▶ [Prompt]: All of the lines below are to be printed again exactly; images are excluded from the output.

Code that draws figures:

>>>

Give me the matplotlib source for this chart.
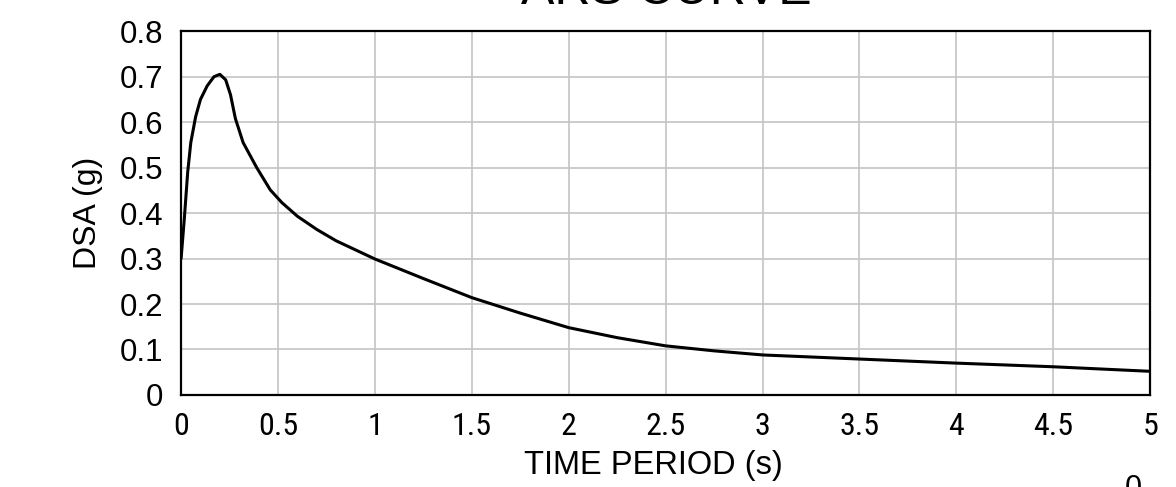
import matplotlib
matplotlib.use('Agg')
import matplotlib.pyplot as plt
from matplotlib import font_manager

# ARS curve
period = [0, 0.017, 0.034, 0.05, 0.075, 0.10, 0.135, 0.17, 0.20, 0.23,
          0.255, 0.28, 0.32, 0.39, 0.46, 0.52, 0.60, 0.70, 0.80, 0.90, 1.0,
          1.25, 1.5, 1.75, 2.0, 2.25, 2.5, 2.75, 3.0, 3.5, 4.0, 4.5, 5.0]
dsa = [0.30, 0.39, 0.49, 0.555, 0.612, 0.65, 0.68, 0.70, 0.705, 0.693,
       0.66, 0.608, 0.555, 0.50, 0.451, 0.423, 0.393, 0.364, 0.339, 0.319, 0.299,
       0.256, 0.214, 0.18, 0.148, 0.126, 0.108, 0.097, 0.088, 0.079, 0.070,
       0.062, 0.052]

xticks = [0, 0.5, 1, 1.5, 2, 2.5, 3, 3.5, 4, 4.5, 5]
xtick_labels = ['0', '0.5', '1', '1.5', '2', '2.5', '3', '3.5', '4', '4.5', '5']
yticks = [0, 0.1, 0.2, 0.3, 0.4, 0.5, 0.6, 0.7, 0.8]
ytick_labels = ['0', '0.1', '0.2', '0.3', '0.4', '0.5', '0.6', '0.7', '0.8']

plt.rcParams['font.family'] = ['Liberation Sans', 'DejaVu Sans']
names = {f.name for f in font_manager.fontManager.ttflist}
narrow = [n for n in ['Liberation Sans Narrow', 'Roboto Condensed',
                      'Open Sans Condensed'] if n in names]
narrow = narrow[0] if narrow else 'Liberation Sans'

fig = plt.figure(figsize=(11.76, 4.87), dpi=100)
ax = fig.add_axes([0.154, 0.189, 0.824, 0.747])

ax.plot(period, dsa, color='black', lw=2.2, solid_capstyle='round',
        solid_joinstyle='round')

ax.set_xlim(0, 5)
ax.set_ylim(0, 0.8)
ax.set_xticks(xticks)
ax.set_xticklabels(xtick_labels, family=narrow,
                   fontsize=23 if narrow != 'Liberation Sans' else 20)
ax.set_yticks(yticks)
ax.set_yticklabels(ytick_labels, fontsize=22.5)
ax.tick_params(axis='both', length=0)
ax.tick_params(axis='x', pad=12)
ax.tick_params(axis='y', pad=13)

ax.grid(True, color='#c4c4c4', lw=1.2)
ax.set_axisbelow(True)
for s in ax.spines.values():
    s.set_linewidth(1.6)
    s.set_color('black')

ax.set_xlabel('TIME PERIOD (s)', fontsize=23.5)
ax.xaxis.set_label_coords(0.487, -0.15)
ax.set_ylabel('DSA (g)', fontsize=23, labelpad=12)

fig.text(0.567, 0.991, 'ARS CURVE', fontsize=36, ha='center', va='baseline')
fig.text(1133 / 1176, -0.02, '0', fontsize=22, ha='center', va='baseline')

fig.savefig('out.png', dpi=100)
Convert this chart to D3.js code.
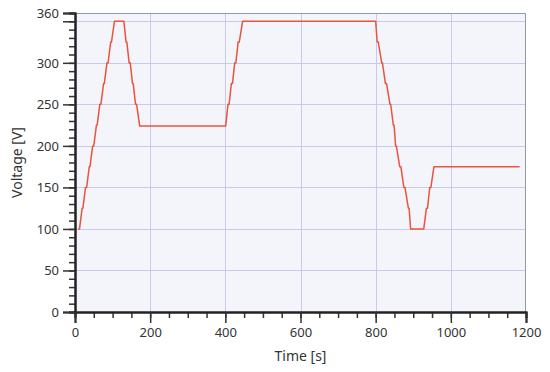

<<<

▶ [Problem solution]:
Give me the matplotlib source for this chart.
import matplotlib
matplotlib.use('Agg')
import matplotlib.pyplot as plt
from matplotlib import font_manager

# ARS curve
period = [0, 0.017, 0.034, 0.05, 0.075, 0.10, 0.135, 0.17, 0.20, 0.23,
          0.255, 0.28, 0.32, 0.39, 0.46, 0.52, 0.60, 0.70, 0.80, 0.90, 1.0,
          1.25, 1.5, 1.75, 2.0, 2.25, 2.5, 2.75, 3.0, 3.5, 4.0, 4.5, 5.0]
dsa = [0.30, 0.39, 0.49, 0.555, 0.612, 0.65, 0.68, 0.70, 0.705, 0.693,
       0.66, 0.608, 0.555, 0.50, 0.451, 0.423, 0.393, 0.364, 0.339, 0.319, 0.299,
       0.256, 0.214, 0.18, 0.148, 0.126, 0.108, 0.097, 0.088, 0.079, 0.070,
       0.062, 0.052]

xticks = [0, 0.5, 1, 1.5, 2, 2.5, 3, 3.5, 4, 4.5, 5]
xtick_labels = ['0', '0.5', '1', '1.5', '2', '2.5', '3', '3.5', '4', '4.5', '5']
yticks = [0, 0.1, 0.2, 0.3, 0.4, 0.5, 0.6, 0.7, 0.8]
ytick_labels = ['0', '0.1', '0.2', '0.3', '0.4', '0.5', '0.6', '0.7', '0.8']

plt.rcParams['font.family'] = ['Liberation Sans', 'DejaVu Sans']
names = {f.name for f in font_manager.fontManager.ttflist}
narrow = [n for n in ['Liberation Sans Narrow', 'Roboto Condensed',
                      'Open Sans Condensed'] if n in names]
narrow = narrow[0] if narrow else 'Liberation Sans'

fig = plt.figure(figsize=(11.76, 4.87), dpi=100)
ax = fig.add_axes([0.154, 0.189, 0.824, 0.747])

ax.plot(period, dsa, color='black', lw=2.2, solid_capstyle='round',
        solid_joinstyle='round')

ax.set_xlim(0, 5)
ax.set_ylim(0, 0.8)
ax.set_xticks(xticks)
ax.set_xticklabels(xtick_labels, family=narrow,
                   fontsize=23 if narrow != 'Liberation Sans' else 20)
ax.set_yticks(yticks)
ax.set_yticklabels(ytick_labels, fontsize=22.5)
ax.tick_params(axis='both', length=0)
ax.tick_params(axis='x', pad=12)
ax.tick_params(axis='y', pad=13)

ax.grid(True, color='#c4c4c4', lw=1.2)
ax.set_axisbelow(True)
for s in ax.spines.values():
    s.set_linewidth(1.6)
    s.set_color('black')

ax.set_xlabel('TIME PERIOD (s)', fontsize=23.5)
ax.xaxis.set_label_coords(0.487, -0.15)
ax.set_ylabel('DSA (g)', fontsize=23, labelpad=12)

fig.text(0.567, 0.991, 'ARS CURVE', fontsize=36, ha='center', va='baseline')
fig.text(1133 / 1176, -0.02, '0', fontsize=22, ha='center', va='baseline')

fig.savefig('out.png', dpi=100)
Convert this chart to D3.js code.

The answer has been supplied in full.